» Data lines:

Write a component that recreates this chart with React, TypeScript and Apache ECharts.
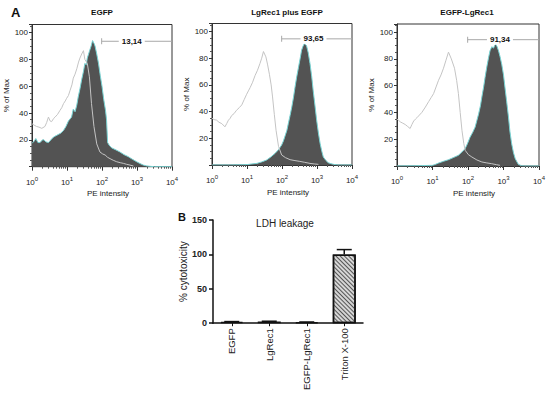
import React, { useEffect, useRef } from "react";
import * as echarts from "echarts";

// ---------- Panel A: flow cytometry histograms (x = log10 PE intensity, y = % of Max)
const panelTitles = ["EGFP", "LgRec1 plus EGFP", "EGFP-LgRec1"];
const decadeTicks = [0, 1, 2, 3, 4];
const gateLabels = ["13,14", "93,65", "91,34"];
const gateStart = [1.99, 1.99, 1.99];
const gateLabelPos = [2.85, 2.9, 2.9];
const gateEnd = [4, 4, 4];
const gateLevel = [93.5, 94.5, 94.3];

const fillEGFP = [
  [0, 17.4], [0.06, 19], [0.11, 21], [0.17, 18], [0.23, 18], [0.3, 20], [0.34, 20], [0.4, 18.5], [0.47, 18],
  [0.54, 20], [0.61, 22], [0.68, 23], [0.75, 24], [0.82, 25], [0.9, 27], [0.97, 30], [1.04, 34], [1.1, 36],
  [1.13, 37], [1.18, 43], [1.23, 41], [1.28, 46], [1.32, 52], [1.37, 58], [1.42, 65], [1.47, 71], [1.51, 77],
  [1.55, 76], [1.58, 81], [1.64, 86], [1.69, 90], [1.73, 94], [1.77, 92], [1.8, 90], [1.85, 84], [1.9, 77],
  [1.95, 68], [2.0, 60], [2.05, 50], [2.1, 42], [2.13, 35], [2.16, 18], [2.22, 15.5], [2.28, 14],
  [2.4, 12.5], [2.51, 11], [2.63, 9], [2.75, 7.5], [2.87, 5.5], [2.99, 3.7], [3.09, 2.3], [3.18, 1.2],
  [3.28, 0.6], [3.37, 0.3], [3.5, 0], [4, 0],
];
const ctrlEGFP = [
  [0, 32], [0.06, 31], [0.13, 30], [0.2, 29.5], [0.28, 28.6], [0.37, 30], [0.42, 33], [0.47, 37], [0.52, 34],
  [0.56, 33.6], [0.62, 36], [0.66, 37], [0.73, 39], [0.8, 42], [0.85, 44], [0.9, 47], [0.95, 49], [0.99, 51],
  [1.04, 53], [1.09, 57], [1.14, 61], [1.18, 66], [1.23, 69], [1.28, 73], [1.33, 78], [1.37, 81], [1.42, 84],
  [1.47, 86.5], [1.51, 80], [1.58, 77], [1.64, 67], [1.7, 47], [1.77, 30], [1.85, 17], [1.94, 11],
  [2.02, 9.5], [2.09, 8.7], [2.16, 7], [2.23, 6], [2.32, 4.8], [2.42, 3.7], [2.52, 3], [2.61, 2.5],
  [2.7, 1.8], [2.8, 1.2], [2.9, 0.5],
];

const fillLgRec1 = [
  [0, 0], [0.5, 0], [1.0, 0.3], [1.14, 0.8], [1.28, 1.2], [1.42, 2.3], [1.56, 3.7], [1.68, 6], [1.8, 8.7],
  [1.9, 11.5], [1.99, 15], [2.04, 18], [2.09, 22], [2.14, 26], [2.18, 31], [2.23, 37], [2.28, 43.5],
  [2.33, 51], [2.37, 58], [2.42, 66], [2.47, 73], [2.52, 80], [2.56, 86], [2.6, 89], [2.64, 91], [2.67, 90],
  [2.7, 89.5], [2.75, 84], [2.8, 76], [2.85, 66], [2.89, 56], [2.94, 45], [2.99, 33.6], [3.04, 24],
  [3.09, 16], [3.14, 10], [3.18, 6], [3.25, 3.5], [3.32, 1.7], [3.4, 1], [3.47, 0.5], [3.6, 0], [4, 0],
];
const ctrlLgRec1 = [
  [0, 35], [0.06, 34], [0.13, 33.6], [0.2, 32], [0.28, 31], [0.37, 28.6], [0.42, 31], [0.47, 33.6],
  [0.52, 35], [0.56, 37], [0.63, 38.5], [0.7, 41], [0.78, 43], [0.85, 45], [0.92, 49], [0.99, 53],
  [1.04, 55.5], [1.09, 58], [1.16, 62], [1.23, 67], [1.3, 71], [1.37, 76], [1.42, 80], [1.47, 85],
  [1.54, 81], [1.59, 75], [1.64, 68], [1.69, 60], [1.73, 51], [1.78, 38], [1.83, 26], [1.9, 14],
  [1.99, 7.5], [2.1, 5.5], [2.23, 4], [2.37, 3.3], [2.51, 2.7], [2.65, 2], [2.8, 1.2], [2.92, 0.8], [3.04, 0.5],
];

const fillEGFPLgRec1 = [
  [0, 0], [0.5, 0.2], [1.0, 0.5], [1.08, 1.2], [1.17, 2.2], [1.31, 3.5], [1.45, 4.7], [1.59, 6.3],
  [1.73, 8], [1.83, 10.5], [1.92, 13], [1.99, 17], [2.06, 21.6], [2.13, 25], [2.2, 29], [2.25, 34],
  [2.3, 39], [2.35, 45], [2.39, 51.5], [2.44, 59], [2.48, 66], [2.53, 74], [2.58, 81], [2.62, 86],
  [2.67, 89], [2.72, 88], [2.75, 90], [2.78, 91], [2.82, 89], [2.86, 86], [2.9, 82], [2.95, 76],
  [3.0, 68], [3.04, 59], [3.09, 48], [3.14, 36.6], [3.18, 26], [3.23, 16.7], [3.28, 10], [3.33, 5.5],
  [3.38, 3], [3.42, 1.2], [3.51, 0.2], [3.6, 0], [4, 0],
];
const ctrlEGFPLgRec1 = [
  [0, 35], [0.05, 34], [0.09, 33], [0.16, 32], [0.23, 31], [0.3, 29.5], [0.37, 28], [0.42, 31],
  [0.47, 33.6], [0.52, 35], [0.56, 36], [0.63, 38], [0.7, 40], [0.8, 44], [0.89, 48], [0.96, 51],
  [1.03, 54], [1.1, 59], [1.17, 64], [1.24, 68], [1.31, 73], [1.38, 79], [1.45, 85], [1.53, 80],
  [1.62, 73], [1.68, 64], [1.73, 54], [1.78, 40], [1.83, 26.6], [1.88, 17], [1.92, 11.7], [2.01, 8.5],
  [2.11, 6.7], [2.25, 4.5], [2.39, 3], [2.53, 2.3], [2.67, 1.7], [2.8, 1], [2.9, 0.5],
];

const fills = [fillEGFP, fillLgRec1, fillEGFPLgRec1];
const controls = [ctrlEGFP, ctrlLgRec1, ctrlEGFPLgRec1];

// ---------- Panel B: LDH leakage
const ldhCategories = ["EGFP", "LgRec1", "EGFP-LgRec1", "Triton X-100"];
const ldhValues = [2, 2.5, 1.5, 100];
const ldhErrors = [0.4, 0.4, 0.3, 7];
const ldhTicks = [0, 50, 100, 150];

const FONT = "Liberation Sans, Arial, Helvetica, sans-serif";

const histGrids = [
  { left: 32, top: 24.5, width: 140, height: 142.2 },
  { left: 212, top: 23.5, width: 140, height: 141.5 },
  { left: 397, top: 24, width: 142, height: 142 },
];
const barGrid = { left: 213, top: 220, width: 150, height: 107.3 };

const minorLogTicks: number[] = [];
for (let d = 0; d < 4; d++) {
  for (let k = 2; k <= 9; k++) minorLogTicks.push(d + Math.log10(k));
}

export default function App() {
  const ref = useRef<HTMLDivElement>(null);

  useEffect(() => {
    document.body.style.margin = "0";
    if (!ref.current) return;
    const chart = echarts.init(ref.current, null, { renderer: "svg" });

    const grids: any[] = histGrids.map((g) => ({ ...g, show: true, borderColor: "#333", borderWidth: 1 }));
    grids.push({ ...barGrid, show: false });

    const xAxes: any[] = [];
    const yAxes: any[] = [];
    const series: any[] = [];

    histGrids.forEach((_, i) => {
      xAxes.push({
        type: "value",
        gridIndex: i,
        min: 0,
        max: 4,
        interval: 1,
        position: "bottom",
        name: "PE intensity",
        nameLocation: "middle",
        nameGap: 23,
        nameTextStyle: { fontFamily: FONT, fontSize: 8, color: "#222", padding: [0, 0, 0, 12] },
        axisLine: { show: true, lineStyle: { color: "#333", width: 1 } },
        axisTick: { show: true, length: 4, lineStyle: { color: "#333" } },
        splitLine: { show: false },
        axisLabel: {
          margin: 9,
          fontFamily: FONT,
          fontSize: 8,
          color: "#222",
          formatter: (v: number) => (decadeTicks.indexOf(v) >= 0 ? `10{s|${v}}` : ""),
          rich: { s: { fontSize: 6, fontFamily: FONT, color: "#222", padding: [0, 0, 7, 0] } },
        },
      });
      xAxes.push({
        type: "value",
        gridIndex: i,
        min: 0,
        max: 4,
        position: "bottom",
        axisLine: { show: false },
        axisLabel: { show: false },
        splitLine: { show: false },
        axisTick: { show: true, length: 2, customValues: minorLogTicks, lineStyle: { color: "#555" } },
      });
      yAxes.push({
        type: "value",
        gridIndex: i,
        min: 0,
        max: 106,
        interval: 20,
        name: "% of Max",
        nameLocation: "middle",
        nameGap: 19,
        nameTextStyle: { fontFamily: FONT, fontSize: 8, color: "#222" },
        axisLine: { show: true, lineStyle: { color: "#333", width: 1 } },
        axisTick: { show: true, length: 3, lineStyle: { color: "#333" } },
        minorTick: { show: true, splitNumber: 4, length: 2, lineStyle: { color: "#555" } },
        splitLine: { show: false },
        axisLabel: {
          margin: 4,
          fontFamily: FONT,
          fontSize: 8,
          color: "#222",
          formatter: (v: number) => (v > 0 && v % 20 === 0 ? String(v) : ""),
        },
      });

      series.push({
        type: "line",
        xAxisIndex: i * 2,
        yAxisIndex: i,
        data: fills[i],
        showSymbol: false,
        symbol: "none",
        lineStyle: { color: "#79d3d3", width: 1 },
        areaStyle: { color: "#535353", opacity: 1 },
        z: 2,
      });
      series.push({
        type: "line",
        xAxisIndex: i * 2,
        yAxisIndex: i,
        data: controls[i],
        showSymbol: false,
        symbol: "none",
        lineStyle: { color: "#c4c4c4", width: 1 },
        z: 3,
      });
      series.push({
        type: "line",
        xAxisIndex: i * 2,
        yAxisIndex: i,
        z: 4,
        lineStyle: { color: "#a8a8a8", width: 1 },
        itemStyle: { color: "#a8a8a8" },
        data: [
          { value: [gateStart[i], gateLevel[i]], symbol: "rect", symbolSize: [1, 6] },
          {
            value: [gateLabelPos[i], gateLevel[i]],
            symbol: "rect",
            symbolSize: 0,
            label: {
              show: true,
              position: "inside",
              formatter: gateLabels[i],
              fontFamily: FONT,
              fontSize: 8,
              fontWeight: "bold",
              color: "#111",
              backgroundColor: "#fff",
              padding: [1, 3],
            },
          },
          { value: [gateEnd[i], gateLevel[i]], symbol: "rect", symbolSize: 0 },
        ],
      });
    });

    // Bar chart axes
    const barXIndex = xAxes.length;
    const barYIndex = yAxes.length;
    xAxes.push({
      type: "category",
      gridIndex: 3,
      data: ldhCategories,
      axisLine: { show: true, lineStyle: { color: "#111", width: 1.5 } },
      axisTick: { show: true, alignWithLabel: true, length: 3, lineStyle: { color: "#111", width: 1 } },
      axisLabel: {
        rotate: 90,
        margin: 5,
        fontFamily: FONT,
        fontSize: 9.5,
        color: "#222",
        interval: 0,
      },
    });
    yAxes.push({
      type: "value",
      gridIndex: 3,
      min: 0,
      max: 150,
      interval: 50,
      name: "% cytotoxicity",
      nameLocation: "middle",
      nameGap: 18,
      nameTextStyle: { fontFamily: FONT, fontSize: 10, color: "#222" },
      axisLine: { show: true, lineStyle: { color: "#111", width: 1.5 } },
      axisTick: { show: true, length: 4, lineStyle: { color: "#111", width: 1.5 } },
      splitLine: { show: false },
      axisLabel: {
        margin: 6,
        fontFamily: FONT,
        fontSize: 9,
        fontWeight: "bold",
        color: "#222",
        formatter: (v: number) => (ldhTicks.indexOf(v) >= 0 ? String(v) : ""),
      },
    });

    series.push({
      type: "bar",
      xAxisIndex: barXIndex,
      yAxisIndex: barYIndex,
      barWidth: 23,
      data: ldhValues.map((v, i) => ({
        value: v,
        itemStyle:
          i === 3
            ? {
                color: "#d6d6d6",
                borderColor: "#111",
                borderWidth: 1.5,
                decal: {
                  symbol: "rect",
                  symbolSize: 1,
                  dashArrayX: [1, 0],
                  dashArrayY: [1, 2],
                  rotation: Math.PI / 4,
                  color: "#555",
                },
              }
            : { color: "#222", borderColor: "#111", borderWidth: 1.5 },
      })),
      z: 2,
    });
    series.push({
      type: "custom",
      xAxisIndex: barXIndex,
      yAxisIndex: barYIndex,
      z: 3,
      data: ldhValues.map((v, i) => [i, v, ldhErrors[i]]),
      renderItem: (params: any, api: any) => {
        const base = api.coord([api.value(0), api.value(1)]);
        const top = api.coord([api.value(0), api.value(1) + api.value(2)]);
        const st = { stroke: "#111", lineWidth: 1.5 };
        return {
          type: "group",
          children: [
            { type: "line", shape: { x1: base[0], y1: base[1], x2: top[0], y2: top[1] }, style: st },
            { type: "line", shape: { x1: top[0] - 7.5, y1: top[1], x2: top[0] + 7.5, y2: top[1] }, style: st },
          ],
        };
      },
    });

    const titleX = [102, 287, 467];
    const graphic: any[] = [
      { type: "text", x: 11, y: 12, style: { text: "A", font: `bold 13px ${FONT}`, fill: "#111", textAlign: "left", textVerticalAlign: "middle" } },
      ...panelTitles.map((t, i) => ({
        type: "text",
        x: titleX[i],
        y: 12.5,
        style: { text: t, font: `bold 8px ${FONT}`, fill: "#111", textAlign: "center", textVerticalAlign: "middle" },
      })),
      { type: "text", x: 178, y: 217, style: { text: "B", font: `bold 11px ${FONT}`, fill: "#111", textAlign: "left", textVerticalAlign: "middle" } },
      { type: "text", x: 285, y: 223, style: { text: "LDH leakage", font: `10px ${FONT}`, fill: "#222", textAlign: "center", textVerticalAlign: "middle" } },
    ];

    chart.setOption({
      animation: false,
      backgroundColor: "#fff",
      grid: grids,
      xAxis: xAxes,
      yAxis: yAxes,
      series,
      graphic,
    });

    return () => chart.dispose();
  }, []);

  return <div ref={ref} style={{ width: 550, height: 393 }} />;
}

» Requirement:
Exactly as written, please give again the lines from the beginning of the listing through the line containing "const gateLevel = [93.5, 94.5, 94.3];", inclusive, without any pictures.

» Response to this exercise:
Write a component that recreates this chart with React, TypeScript and Apache ECharts.
import React, { useEffect, useRef } from "react";
import * as echarts from "echarts";

// ---------- Panel A: flow cytometry histograms (x = log10 PE intensity, y = % of Max)
const panelTitles = ["EGFP", "LgRec1 plus EGFP", "EGFP-LgRec1"];
const decadeTicks = [0, 1, 2, 3, 4];
const gateLabels = ["13,14", "93,65", "91,34"];
const gateStart = [1.99, 1.99, 1.99];
const gateLabelPos = [2.85, 2.9, 2.9];
const gateEnd = [4, 4, 4];
const gateLevel = [93.5, 94.5, 94.3];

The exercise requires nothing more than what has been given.